Corners Up, Margins Down

Complexity and less room for error are making it harder to account for all the corners; solution involves more selectivity

popularity

By Ed Sperling
Complexity, less room for error and concern over adding any extra wires or circuits into chips because it may boost power consumption or affect the thermal profile are making it more difficult to tackle all the corners on an SoC.

The problem gets worse with mixed signal chips, where the corners are far less definable. And it gets even more complex when it comes to turning on and off multiple power islands inside an SoC because there are often surges when the power comes back on.

“At 90nm and 65nm, all you had to deal with were the process corners like fast-fast and fast-slow,” said Amit Gupta, CEO of Solido. “Then you had to deal with temperature variations and high-low voltages, but that was still only about 20 different combinations. Now it’s increasing to hundreds or even a thousand. You’ve got process corners and environmental variations.”

So what do you do about all of these? Let’s take a look.

Corner reduction
A corner describes a boundary, and most times blocks within chips, or the chips themselves, don’t ever cross that boundary. The emphasis is on most times, because much of the current thinking about how to deal with corners is with statistical averages. A massive voltage spike can still kill a chip, but most times it never gets that high.

To some extent this is based upon application. In a high-reliability chip like a missile guidance system or an industrial temperature sensor, all corners must be addressed and redundancy is required. In a consumer application addressing all the possible corners is unnecessary and redundancy consumes battery power.

Tom Quan, deputy director of design methodology at TSMC, said one solution is to describe these corners statistically, which he said is more consistent and practical. “Looking at it as a corner is a more pessimistic approach,” he said. “Most times you really are not pushing into the corners.”

Restrictive design rules help in this regard because they determine layouts and minimize variation.

“When you’re printing a line, as the process gets smaller printing the gate gets harder,” said Quan. “You have variation associated with it, so at 40nm you may actually print 42nm. If you draw with a bent poly the variation gets even larger. With restrictive design rules, you have fewer corners, less turns and more lines are straight. Printing is easier and variation is less.”

Once that is understood, the next best step is to measure, quantify and understand the margins that exist in current designs.

“Some of this is through timing analysis tools that consider multiple corners, environment variation, noise/IR drop, etc., but another important chunk is through silicon margin validation using at-speed test techniques, record keeping on failure bins, and analysis on failing parts to identify weak points in the existing margining process,” said an ARM spokesman. “Beyond this, there can be a benefit to using methods that take into account variation in transistors and wiring (e.g. various advanced OCV approaches, or even statistical analysis of critical circuitry). This can again give insight into the types of margin in a design, and can also be employed in adaptive methods that take advantage of the fact that most silicon is not worst case and has much more margin than exists in sign-off corners, and that this margin can be exploited for power or performance gains by adjusting voltage and frequency.”

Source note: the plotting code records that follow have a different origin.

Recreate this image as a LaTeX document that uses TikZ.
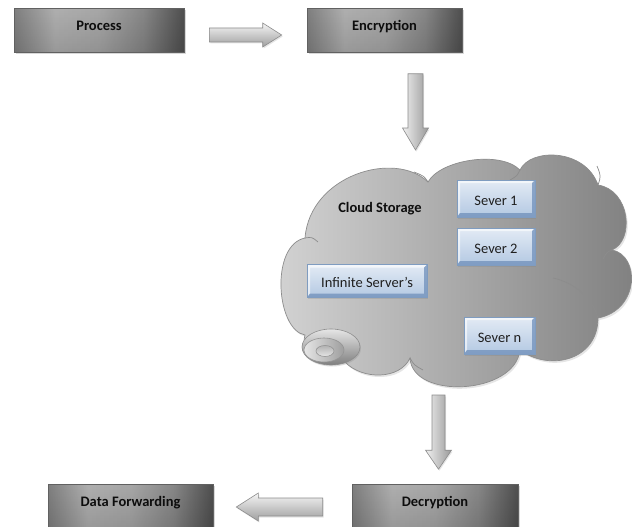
\documentclass[tikz,border=0pt]{standalone}
\usepackage{fontspec}
\setmainfont{Carlito}
\usetikzlibrary{calc,shadows,fadings}

\definecolor{srvtop}{HTML}{E3EBF5}
\definecolor{srvbot}{HTML}{B3C8E2}
\definecolor{srvline}{HTML}{7F9CC0}
\definecolor{srvdark}{HTML}{6F8FBA}

% grey process boxes: darker at the left and right edges, light left of centre
\pgfdeclarehorizontalshading{boxshade}{100bp}{color(0bp)=(black!36); color(25bp)=(black!36); color(37bp)=(black!12); color(50bp)=(black!16); color(63bp)=(black!32); color(75bp)=(black!60); color(100bp)=(black!60)}
\tikzfading[name=edgefade, top color=transparent!78, middle color=transparent!100, bottom color=transparent!68]

% bevelled rim of the blue server boxes
\newcommand\srvbevel{%
  \path (path picture bounding box.north west) coordinate (bvnw)
        (path picture bounding box.north east) coordinate (bvne)
        (path picture bounding box.south west) coordinate (bvsw)
        (path picture bounding box.south east) coordinate (bvse);
  \fill[white, opacity=0.6] (bvnw) -- (bvne) -- ([shift={(-3pt,-3pt)}]bvne)
     -- ([shift={(3pt,-3pt)}]bvnw) -- ([shift={(3pt,4pt)}]bvsw) -- (bvsw) -- cycle;
  \fill[srvdark, opacity=0.75] (bvse) -- (bvsw) -- ([shift={(3pt,4pt)}]bvsw)
     -- ([shift={(-3pt,4pt)}]bvse) -- ([shift={(-3pt,-3pt)}]bvne) -- (bvne) -- cycle;
}

% block arrow from #1 to the tip #2: shaft half width #3, head half width #4, head length #5
\newcommand\blockarrow[6]{%
  \coordinate (ba-h) at ($(#2)!#5!(#1)$);
  \path[#6] ($(#1)!#3!90:(#2)$) -- ($(ba-h)!#3!-90:(#1)$) -- ($(ba-h)!#4!-90:(#1)$)
     -- (#2) -- ($(ba-h)!#4!90:(#1)$) -- ($(ba-h)!#3!90:(#1)$) -- ($(#1)!#3!-90:(#2)$) -- cycle;
}

\begin{document}
\begin{tikzpicture}[x=1pt, y=-1pt,
  lbl/.style={font=\fontsize{14.5}{17}\selectfont\bfseries, text=black!95},
  proc/.style={rectangle, minimum height=44pt, draw=black!62, line width=0.6pt,
    shading=boxshade, font=\fontsize{14.5}{17}\selectfont\bfseries, text=black!95,
    text height=9pt, text depth=9pt, inner sep=0pt,
    drop shadow={shadow xshift=1.5pt, shadow yshift=-2pt, opacity=0.3},
    path picture={\fill[black, path fading=edgefade] (path picture bounding box.south west) rectangle (path picture bounding box.north east);}},
  srv/.style={rectangle, minimum height=37pt, draw=srvline, line width=0.7pt,
    top color=srvtop, bottom color=srvbot, font=\fontsize{14.5}{17}\selectfont,
    text=black!88, text height=13.5pt, text depth=0pt, inner sep=0pt,
    drop shadow={shadow xshift=1pt, shadow yshift=-1.5pt, opacity=0.25},
    path picture={\srvbevel}},
  harrow/.style={draw=black!45, line width=0.6pt, top color=black!4, bottom color=black!38,
    drop shadow={shadow xshift=1pt, shadow yshift=-1.5pt, opacity=0.2}},
  varrow/.style={draw=black!45, line width=0.6pt, left color=black!6, right color=black!40,
    drop shadow={shadow xshift=1pt, shadow yshift=-1.5pt, opacity=0.2}},
  crease/.style={draw=black!45, line width=0.7pt}
]
\useasboundingbox (0,0) rectangle (632,527);
\fill[white] (0,0) rectangle (632,527);

% the cloud
\path[draw=black!45, line width=0.7pt, left color=black!17, right color=black!50,
      drop shadow={shadow xshift=1.5pt, shadow yshift=-2pt, opacity=0.2}]
  (305,335) .. controls (276,330) and (270,245) .. (305,238)
  .. controls (310,175) and (395,150) .. (428,182)
  .. controls (440,160) and (500,150) .. (520,170)
  .. controls (530,148) and (585,148) .. (598,185)
  .. controls (630,190) and (635,240) .. (612,250)
  .. controls (640,255) and (640,310) .. (598,318)
  .. controls (598,360) and (550,372) .. (520,350)
  .. controls (515,395) and (412,400) .. (410,358)
  .. controls (400,380) and (362,380) .. (345,362)
  .. controls (320,365) and (300,352) .. (305,335) -- cycle;
\draw[crease] (305,238) .. controls (312,237) .. (318,242);
\draw[crease] (428,182) .. controls (424,176) .. (414,172);
\draw[crease] (520,170) .. controls (517,176) .. (510,180);
\draw[crease] (598,185) .. controls (601,176) .. (597,166);
\draw[crease] (612,250) .. controls (607,252) .. (603,259);
\draw[crease] (598,318) .. controls (592,296) and (572,282) .. (553,278);
\draw[crease] (520,350) .. controls (518,344) .. (512,340);
\draw[crease] (410,358) .. controls (414,365) .. (423,370);

% small lobe at the lower left of the cloud
\path[draw=black!45, line width=0.6pt, top color=black!10, bottom color=black!50,
      drop shadow={shadow xshift=1pt, shadow yshift=-1.5pt, opacity=0.25}]
  (331,347) ellipse [x radius=29pt, y radius=18pt];
\path[draw=black!42, line width=0.6pt, left color=black!10, right color=black!38]
  (324,350) ellipse [x radius=20pt, y radius=12pt];
\path[draw=black!42, line width=0.6pt, top color=black!30, bottom color=black!10]
  (325,351) ellipse [x radius=9pt, y radius=5.5pt];

\coordinate (cloudtop) at (415.5,176);
\coordinate (cloudbot) at (438.5,386);
\node[lbl] (cloudlabel) at (380,209) {Cloud Storage};

% servers inside the cloud
\node[srv, minimum width=78pt] (s1) at (496,198.5) {Sever 1};
\node[srv, minimum width=78pt] (s2) at (496,246.5) {Sever 2};
\node[srv, minimum width=71pt] (sn) at (499.5,335.5) {Sever n};
\node[srv, minimum width=120pt, minimum height=33pt] (inf) at (367,281) {Infinite Server’s};

% process boxes
\node[proc, minimum width=170pt] (process) at (99,30.5) {Process};
\node[proc, minimum width=155pt] (enc) at (384.5,30.5) {Encryption};
\node[proc, minimum width=166pt] (dec) at (435,506) {Decryption};
\node[proc, minimum width=165pt] (fwd) at (130.5,506) {Data Forwarding};

% block arrows between the stages
\coordinate (h1s) at ([xshift=25pt, yshift=-4.5pt]process.east);
\coordinate (h1e) at ([xshift=-25pt, yshift=-4.5pt]enc.west);
\blockarrow{h1s}{h1e}{7pt}{12pt}{19pt}{harrow}

\coordinate (v1s) at ([xshift=31pt, yshift=-21pt]enc.south);
\coordinate (v1e) at ([yshift=26pt]cloudtop);
\blockarrow{v1s}{v1e}{7.5pt}{13pt}{22pt}{varrow}

\coordinate (v2s) at ([yshift=-9pt]cloudbot);
\coordinate (v2e) at ([xshift=3.5pt, yshift=14.5pt]dec.north);
\blockarrow{v2s}{v2e}{6.5pt}{13pt}{19pt}{varrow}

\coordinate (h2s) at ([xshift=-29pt, yshift=-1pt]dec.west);
\coordinate (h2e) at ([xshift=23pt, yshift=-1pt]fwd.east);
\blockarrow{h2s}{h2e}{9pt}{14pt}{22pt}{harrow}
\end{tikzpicture}
\end{document}
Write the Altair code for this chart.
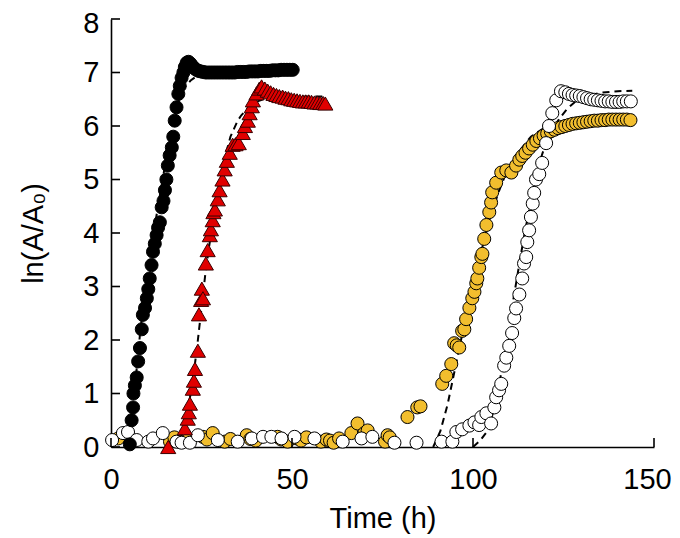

The spokesman noted that some types of circuits can be modified using Razor-type approaches—speculative execution designed to push margin boundaries by adapting to slow-moving variation such as temperature or load changes while surviving fast-moving variation such as jitter or power glitches.

“Each of these obviously has a cost/risk/reward profile that needs to be evaluated for a given design and places certain requirements on the methodology and IP used, both at the physical and RTL level. Thinking outside the chip can also help—changes in external power supply requirements, for example, can affect the margins needed on-chip, and careful understanding of temperature can lead to cost or reliability improvements,” the spokesman said.

Accuracy, accuracy, accuracy
At least part of the challenge in dealing with corners is also understanding how the pieces that might affect that corner are behaving—with far greater accuracy than in the past.

“Accuracy is at the center of all of this,” said Juan Rey, senior engineering director for Calibre Engineering at Mentor Graphics. “There is far less guard-banding allowed at advanced designs.”

He noted that the allowable variability at 28nm and 22/20nm is about 1% to 2%. “It keeps getting more stringent.”

So does an understanding of exactly what corner cases need to be addressed. Solido’s Gupta said brute force approaches don’t work anymore. “You need to intelligently pick out the ones that matter and fix them,” he said. “There are two ways the foundries model variations, five corners and random variations. But if you do a true statistical distribution for local and random variations using a Monte Carlo analysis it’s very time-consuming.”

A better approach is understanding exactly what needs to be measured, how it will be measured, how those corners will be addressed and how to check for ramifications in other parts of a design once those fixes are made. And after that, it’s all statistics.